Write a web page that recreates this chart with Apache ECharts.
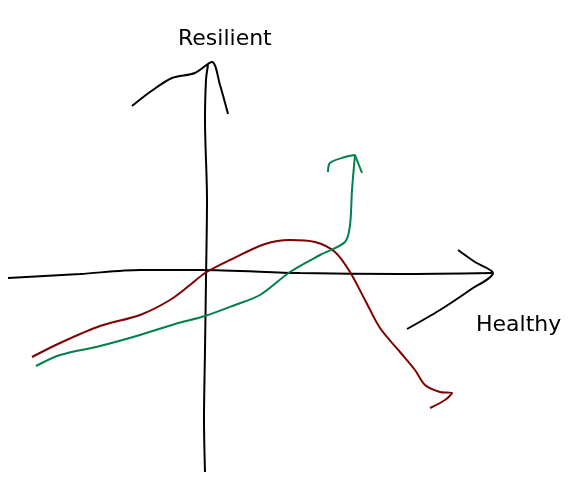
<!DOCTYPE html>
<html>
<head>
<meta charset="utf-8">
<script src="https://cdn.jsdelivr.net/npm/echarts@6/dist/echarts.min.js"></script>
<style>html,body{margin:0;background:#fff}#main{width:583px;height:499px}</style>
</head>
<body>
<div id="main"></div>
<script>
// hand-drawn sketch, coordinates in picture space (y grows downward)
var vAxisLine = [[205,472],[204,420],[205,350],[206,280],[207,200],[205,120],[206,80],[208,65]];
var vArrow = [[132,106],[150,92],[172,78],[195,73],[212,62],[220,85],[228,114]];
var hAxisLine = [[8,278],[80,274],[140,270],[200,270],[300,273],[400,274],[493,273]];
var hArrow = [[458,250],[475,262],[493,273],[470,290],[440,310],[407,329]];
var redLine = [[32,357],[60,343],[100,326],[140,315],[170,300],[190,285],[205,273],[230,260],[265,244],[290,240],[315,242],[335,252],[350,272],[365,300],[380,328],[400,352],[415,370],[425,385],[440,392],[452,393],[445,400],[430,408]];
var greenLine = [[36,366],[60,355],[100,346],[140,335],[175,324],[205,316],[235,305],[260,295],[290,272],[320,255],[345,242],[350,225],[352,190],[355,155],[345,157],[330,163],[328,172]];
var greenTip = [[355,155],[362,173]];

var myChart = echarts.init(document.getElementById('main'));

function stroke(data, color, w) {
    return {type: 'line', data: data, symbol: 'none', smooth: 0.3, animation: false,
        lineStyle: {color: color, width: w}};
}

myChart.setOption({
    grid: {left: 0, right: 0, top: 0, bottom: 0},
    xAxis: {type: 'value', min: 0, max: 583, show: false},
    yAxis: {type: 'value', min: 0, max: 499, inverse: true, show: false},
    graphic: [
        {type: 'text', left: 178, top: 28, style: {text: 'Resilient', font: '22px "DejaVu Sans"', fill: '#000'}},
        {type: 'text', left: 476, top: 314, style: {text: 'Healthy', font: '22px "DejaVu Sans"', fill: '#000'}}
    ],
    series: [
        stroke(vAxisLine, '#000', 2),
        stroke(vArrow, '#000', 2),
        stroke(hAxisLine, '#000', 2),
        stroke(hArrow, '#000', 2),
        stroke(redLine, '#800000', 2),
        stroke(greenLine, '#00804a', 2),
        stroke(greenTip, '#00804a', 2)
    ]
});
</script>
</body>
</html>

______________________________

**What to do**:
Take the listing above and restate it word for word, without its pictures.

**Complete output**:
Write a web page that recreates this chart with Apache ECharts.
<!DOCTYPE html>
<html>
<head>
<meta charset="utf-8">
<script src="https://cdn.jsdelivr.net/npm/echarts@6/dist/echarts.min.js"></script>
<style>html,body{margin:0;background:#fff}#main{width:583px;height:499px}</style>
</head>
<body>
<div id="main"></div>
<script>
// hand-drawn sketch, coordinates in picture space (y grows downward)
var vAxisLine = [[205,472],[204,420],[205,350],[206,280],[207,200],[205,120],[206,80],[208,65]];
var vArrow = [[132,106],[150,92],[172,78],[195,73],[212,62],[220,85],[228,114]];
var hAxisLine = [[8,278],[80,274],[140,270],[200,270],[300,273],[400,274],[493,273]];
var hArrow = [[458,250],[475,262],[493,273],[470,290],[440,310],[407,329]];
var redLine = [[32,357],[60,343],[100,326],[140,315],[170,300],[190,285],[205,273],[230,260],[265,244],[290,240],[315,242],[335,252],[350,272],[365,300],[380,328],[400,352],[415,370],[425,385],[440,392],[452,393],[445,400],[430,408]];
var greenLine = [[36,366],[60,355],[100,346],[140,335],[175,324],[205,316],[235,305],[260,295],[290,272],[320,255],[345,242],[350,225],[352,190],[355,155],[345,157],[330,163],[328,172]];
var greenTip = [[355,155],[362,173]];

var myChart = echarts.init(document.getElementById('main'));

function stroke(data, color, w) {
    return {type: 'line', data: data, symbol: 'none', smooth: 0.3, animation: false,
        lineStyle: {color: color, width: w}};
}

myChart.setOption({
    grid: {left: 0, right: 0, top: 0, bottom: 0},
    xAxis: {type: 'value', min: 0, max: 583, show: false},
    yAxis: {type: 'value', min: 0, max: 499, inverse: true, show: false},
    graphic: [
        {type: 'text', left: 178, top: 28, style: {text: 'Resilient', font: '22px "DejaVu Sans"', fill: '#000'}},
        {type: 'text', left: 476, top: 314, style: {text: 'Healthy', font: '22px "DejaVu Sans"', fill: '#000'}}
    ],
    series: [
        stroke(vAxisLine, '#000', 2),
        stroke(vArrow, '#000', 2),
        stroke(hAxisLine, '#000', 2),
        stroke(hArrow, '#000', 2),
        stroke(redLine, '#800000', 2),
        stroke(greenLine, '#00804a', 2),
        stroke(greenTip, '#00804a', 2)
    ]
});
</script>
</body>
</html>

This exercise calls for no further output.